Coastal Point • SUBMITTED Signature Alert entrepreneur Jim Barnes stands with his company vehicle. Signature Alert provides alarm systems, montoring services and routine house checks for those with vacation homes in the area.
But that was five years ago. Since then, Barnes and his wife have had two kids — 5- and 3-year-old boys. They’ve moved to Ocean View and traded in his six-figure corporate salary for family time, the beach and an all-around better “quality of life,” he said.
And after taking off two years, sitting on money made in the fast-paced, lucrative D.C. business world, Barnes has returned to business. In January of this year, working out of his home, Barnes opened a local branch of the nationally franchised home security company Signature Alert.
“I wanted control of my own destiny,” Barnes said. “I love the security we provide. I love keeping people safe.”
Barnes said that his business combines the best of both worlds: the local business with a national backing. But he has tweaked his Ocean View business to make it unique. Barnes not only offers a security system — with alarms and whistles he compared to a car alarm that could still be blaring as the thief drives away in it — but adds home monitoring as well.
After purchasing the initial security system, Barnes’ Signature Alert customers have the choice of adding a monitoring package for as little as $21.95 to as much as $49.95 a month. For the latter, Barnes will take monthly trips to the home, inspect it and make sure everything is running smoothly — an invaluable resource in this, a land of second homes.
Recently, one of Barnes’ 30 customers called him, asking him to make a check on his second home in Seaford. All the customer knew was that water in the Wal-Mart parking lot was climbing up the side of cars parked in its lot. And his home was located less than a mile away.
A 30-minute trip, routine check and a phone call later, the customer was relieved to learn that a knocked down tree that did not affect the house was the worst of the damage on his property.
And the 30-minute trips — which are likely nothing compared to routine plane flights across the country – are just one monitoring service the business provides.
Each time an alarm is sounded in a Signature Alert-protected home, the monitoring center receives a notice; Barnes receives a call and checks the problem. Customers can check their alarm history on the Internet to verify the monthly checks and, for an additional $10 per month, a two-way intercom can be affixed to the system so the customer can directly reach the monitoring station. And, still, those are just some of the monitoring options.
Unfortunately, Barnes said, with other national security giants looming, his security company with a “service” has not yet reached its fullest potential.
“The hardest thing right now is to get people to know who I am,” Barnes said, adding when “they’re thinking about getting a new system, call me.”
Barnes’ young entrepreneurship is, obviously, still in its earliest, growing stages.

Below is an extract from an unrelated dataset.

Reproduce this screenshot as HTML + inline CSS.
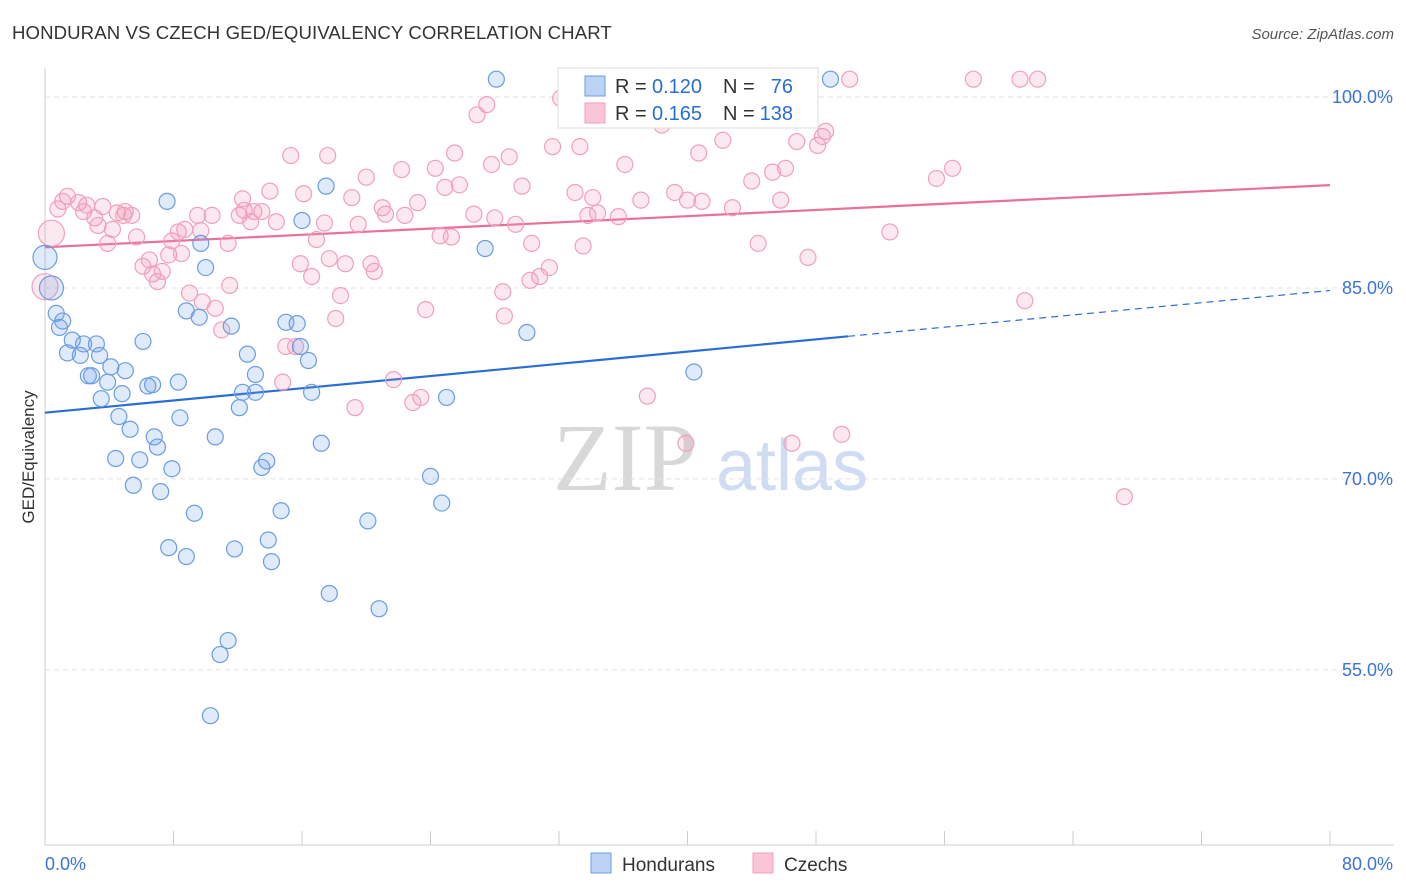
<!DOCTYPE html>
<html><head><meta charset="utf-8"><style>
body{margin:0;background:#fff;font-family:"Liberation Sans",sans-serif}
svg{display:block}
</style></head><body>
<svg id="chart" width="1406" height="892" viewBox="0 0 1406 892" xmlns="http://www.w3.org/2000/svg">
<text x="12" y="39" font-size="18.6" fill="#333" letter-spacing="0.1">HONDURAN VS CZECH GED/EQUIVALENCY CORRELATION CHART</text>
<text x="1394" y="39" font-size="15" fill="#555" font-style="italic" text-anchor="end">Source: ZipAtlas.com</text>
<text transform="translate(34,457) rotate(-90)" font-size="17" fill="#333" text-anchor="middle">GED/Equivalency</text>
<g>
<text x="553" y="490" font-family="Liberation Serif,serif" font-size="96" fill="#d8d8d8">ZIP</text>
<text x="716" y="490" font-size="72" fill="#cfdcf2">atlas</text>
</g>
<g id="grid"></g><g id="axes"></g><g id="lines"></g><g id="points"></g>
<g>
<rect x="558" y="68" width="260" height="60" fill="#fff" stroke="#ddd"/>
<rect x="585" y="76" width="20" height="20" fill="#bcd3f5" stroke="#6a9de0"/>
<rect x="585" y="103" width="20" height="20" fill="#f8c6d6" stroke="#f0a0bb"/>
<text x="615" y="93" font-size="20" fill="#333">R =</text>
<text x="652" y="93" font-size="20" fill="#2a6dd4">0.120</text>
<text x="723" y="93" font-size="20" fill="#333">N =</text>
<text x="793" y="93" font-size="20" fill="#2a6dd4" text-anchor="end">76</text>
<text x="615" y="120" font-size="20" fill="#333">R =</text>
<text x="652" y="120" font-size="20" fill="#2a6dd4">0.165</text>
<text x="723" y="120" font-size="20" fill="#333">N =</text>
<text x="793" y="120" font-size="20" fill="#2a6dd4" text-anchor="end">138</text>
</g>
<g>
<rect x="591" y="853" width="20" height="20" fill="#bcd3f5" stroke="#6a9de0"/>
<text x="622" y="871" font-size="19" fill="#333">Hondurans</text>
<rect x="753" y="853" width="20" height="20" fill="#f8c6d6" stroke="#f0a0bb"/>
<text x="784" y="871" font-size="19" fill="#333">Czechs</text>
</g>
</svg>
<script>
const yTicks=[100,85,70,55];
const xTickVals=[0,8,16,24,32,40,48,56,64,72,80];
const xLabels=["0.0%","80.0%"];
const blueX=[28.1,48.9,7.6,17.5,16.0,9.7,27.4,10.0,0,0.4,0.7,1.1,0.9,8.8,9.6,11.6,15.0,15.7,1.7,2.4,3.2,1.4,2.2,3.4,6.1,12.6,15.9,16.4,30.0,4.1,5.0,2.7,2.9,3.9,6.4,6.7,8.3,13.1,12.3,13.1,16.6,4.8,3.5,12.1,25.0,40.4,4.6,8.4,5.3,6.8,7.0,10.6,17.2,4.4,5.9,13.8,13.5,7.9,24.0,24.7,5.5,7.2,9.3,14.7,20.1,7.7,11.8,13.9,8.8,14.1,17.7,20.8,11.4,10.9,10.3];
const blueY=[101.4,101.4,91.8,93.0,90.3,88.5,88.1,86.6,87.4,85.0,83.0,82.4,81.9,83.2,82.7,82.0,82.3,82.2,80.9,80.6,80.6,79.9,79.7,79.7,80.8,79.8,80.4,79.3,81.5,78.8,78.5,78.1,78.1,77.6,77.3,77.4,77.6,78.2,76.8,76.8,76.8,76.7,76.3,75.6,76.4,78.4,74.9,74.8,73.9,73.3,72.5,73.3,72.8,71.6,71.5,71.4,70.9,70.8,70.2,68.1,69.5,69.0,67.3,67.5,66.7,64.6,64.5,65.2,63.9,63.5,61.0,59.8,57.3,56.2,51.4];
const pinkX=[0.4,0,0.8,1.4,1.1,2.1,2.6,3.6,2.4,3.1,4.5,5.0,5.4,4.9,3.3,4.2,3.9,5.7,6.1,6.5,6.7,7.0,7.3,7.7,7.9,8.3,8.7,9.7,9.5,10.4,8.5,9.0,9.8,10.6,11.0,11.5,11.4,12.1,12.4,12.8,13.0,13.5,14.4,14.0,12.3,15.3,16.1,17.6,16.9,17.4,17.7,15.9,16.6,18.7,18.4,18.1,19.1,20.0,21.0,21.2,22.2,22.4,23.2,20.3,20.5,19.5,15.0,15.6,14.8,21.7,22.9,23.4,19.3,23.7,24.3,24.9,25.5,25.8,24.6,25.3,26.7,26.9,27.5,27.8,28.0,28.9,29.3,29.7,28.5,28.6,30.3,30.2,30.8,31.4,31.6,32.1,33.3,33.0,33.5,33.8,34.1,34.4,35.7,36.1,36.2,37.1,38.4,39.2,40.0,40.9,40.7,42.2,42.8,44.4,44.0,45.3,45.8,46.1,46.8,47.5,48.1,48.4,48.6,50.1,39.9,37.5,46.5,49.6,55.5,56.5,52.6,57.8,60.7,61.8,61.0,67.2];
const pinkY=[89.3,85.1,91.2,92.2,91.8,91.7,91.5,91.4,91.0,90.5,90.9,91.0,90.7,90.7,89.9,89.6,88.5,89.0,86.7,87.2,86.1,85.5,86.3,87.6,88.7,89.4,89.6,89.5,90.7,90.7,87.7,84.6,83.9,83.4,81.7,85.2,88.5,90.7,91.1,90.2,91.0,91.0,90.2,92.6,92.0,95.4,92.4,95.4,88.8,90.1,87.3,86.9,85.9,86.9,84.4,82.6,92.1,93.7,91.3,90.8,94.3,90.7,91.7,86.9,86.3,90.0,80.4,80.4,77.6,77.8,76.0,76.4,75.6,83.3,94.4,92.9,95.6,93.1,89.1,89.0,90.8,98.6,99.4,94.7,90.5,95.3,90.0,93.0,84.7,82.8,88.5,85.6,85.9,86.6,96.1,99.9,96.1,92.5,88.3,90.7,92.1,90.9,90.6,94.7,101.3,91.9,97.8,92.5,91.9,91.8,95.6,96.6,91.3,88.5,93.4,94.1,91.9,94.4,96.5,87.4,96.2,96.9,97.3,101.4,72.8,76.5,72.8,73.5,93.6,94.4,89.4,101.4,101.4,101.4,84.0,68.6];
const blueFit=[75.2,0.12,50];
const pinkFit=[88.2,0.061];
const X0=45,X1=1330,Y100=97,PXPER=12.73;
const sx=v=>X0+(X1-X0)*v/80;
const sy=v=>Y100+(100-v)*PXPER;
const NS="http://www.w3.org/2000/svg";
function mk(tag,attrs,parent){const e=document.createElementNS(NS,tag);for(const k in attrs)e.setAttribute(k,attrs[k]);document.getElementById(parent).appendChild(e);return e;}
yTicks.forEach(t=>{
 const l=mk('line',{x1:X0,x2:1394,y1:sy(t),y2:sy(t),stroke:'#e2e2e2','stroke-dasharray':'5,4'},'grid');
 
 
 const tx=mk('text',{x:1393,y:sy(t)+6,'font-size':18,fill:'#3b74d6','text-anchor':'end'},'grid');
 tx.textContent=t.toFixed(1)+'%';
 
 
});
const ya=mk('line',{x1:X0,x2:X0,y1:68,y2:845,stroke:'#ccc'},'axes');


const xa=mk('line',{x1:X0,x2:1394,y1:845,y2:845,stroke:'#ccc'},'axes');


xTickVals.forEach(v=>{
 const t=mk('line',{x1:sx(v),x2:sx(v),y1:831,y2:845,stroke:'#ccc'},'axes');
 
 
});
const xl0=mk('text',{x:45,y:870,'font-size':18,fill:'#3b74d6'},'axes');xl0.textContent=xLabels[0];


const xl1=mk('text',{x:1393,y:870,'font-size':18,fill:'#3b74d6','text-anchor':'end'},'axes');xl1.textContent=xLabels[1];


function dot(x,y,r,fill,stroke,name){const c=mk('circle',{cx:sx(x),cy:sy(y),r:r,fill:fill,stroke:stroke,'stroke-width':1.2},'points');
 
 }
pinkX.forEach((x,i)=>dot(x,pinkY[i],(i<2?13:8),'rgba(242,150,180,0.22)','#f0a0bb','czech-point'));
blueX.forEach((x,i)=>dot(x,blueY[i],(i==8||i==9?12:8),'rgba(110,160,235,0.22)','#6a9de0','honduran-point'));
const bf=x=>blueFit[0]+blueFit[1]*x;
const pf=x=>pinkFit[0]+pinkFit[1]*x;
const bl=mk('line',{x1:sx(0),y1:sy(bf(0)),x2:sx(blueFit[2]),y2:sy(bf(blueFit[2])),stroke:'#2a6dd4','stroke-width':2.2},'lines');


const bd=mk('line',{x1:sx(blueFit[2]),y1:sy(bf(blueFit[2])),x2:sx(80),y2:sy(bf(80)),stroke:'#2a6dd4','stroke-width':1.2,'stroke-dasharray':'7,5'},'lines');


const pl=mk('line',{x1:sx(0),y1:sy(pf(0)),x2:sx(80),y2:sy(pf(80)),stroke:'#e8709a','stroke-width':2.2},'lines');


</script>
</body></html>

But while it grows, things aren’t so bad, he said. Instead of traveling, he now watches T-ball games. And, working out of his home, he spends as much time as possible with his wife and his two boys. And early this week, he entertained a group of family members by taking that long, arduous, five-minute drive to the beach.
This certainly isn’t Washington, D.C., or Chicago or Los Angeles or New York … anymore.
“It’s a drastic change,” Barnes said. Sometimes, like earlier this week, sitting on his screened back porch, he even asks himself, “What did I do, leaving a six-figure salary?” But then he quickly answered. “I traded money for quality of life.”